Marine internships are a great way to gain experience in the field while completing your undergraduate or graduate level studies. Many marine research organizations offer summer internship programs for aspiring marine scientists, and some opportunities also have compensation (stipend, housing, or other perks). Opportunities may be available with a variety of species including marine mammals, turtles, fish, and other marine life. These internships often also count for college credit, so be sure to check with your advisor to see if they can be counted towards your degree requirements.
Gain Hands-On Experience
Internships are also a great way to gain hands-on experience at an aquarium, zoo, research facility, or marine park. Many zoos and aquariums have internship programs designed to allow members of the community to prepare food, assist with feeding, assist with educational programs, observe or assist with veterinary care, and maintain habitats.
While many of these opportunities are volunteer positions, some facilities do have some entry-level paid positions.
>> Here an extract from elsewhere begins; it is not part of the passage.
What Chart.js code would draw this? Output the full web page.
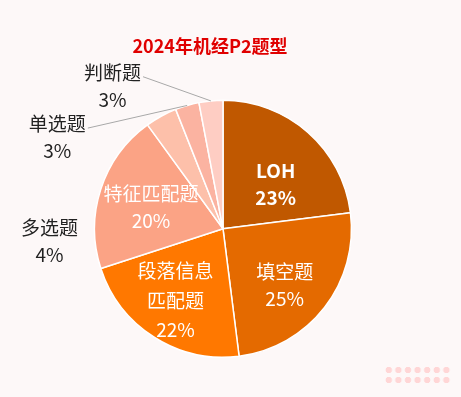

Always remember that showing initiative in unpaid volunteer positions may be the best way to position you for future paid opportunities.
Gaining experience as a veterinary assistant (no degree required) is another great way to strengthen your resume for a variety of animal career paths. Assisting a vet who deals with wildlife species is, of course, ideal, but working for any type of vet will be a plus for the “experience” category of your resume. This experience will be particularly valuable if you eventually decide to pursue a degree to become a licensed veterinary technician.
Find an Opportunity
Marine jobs may be advertised in local newspapers, trade publications, or career email listings sent out by colleges or universities. Opportunities may also be found through a search of the Association of Zoos & Aquariums (AZA) job site which lists available jobs throughout the U.S. You can also search the websites of major aquariums, marine parks, zoos, and research organizations to find additional opportunities.
Even if there is not a position advertised, it never hurts to pay a visit to the human resources department to fill out a job application and submit a resume. Be sure to sign up for any available volunteer or internship opportunities, as this can be a great way to make an impression and network with the people who could hire you for a paid position in the future. Your college or university may also have some pull with some of these organizations, so be sure to speak with your advisors about any assistance they may be able to offer on your behalf.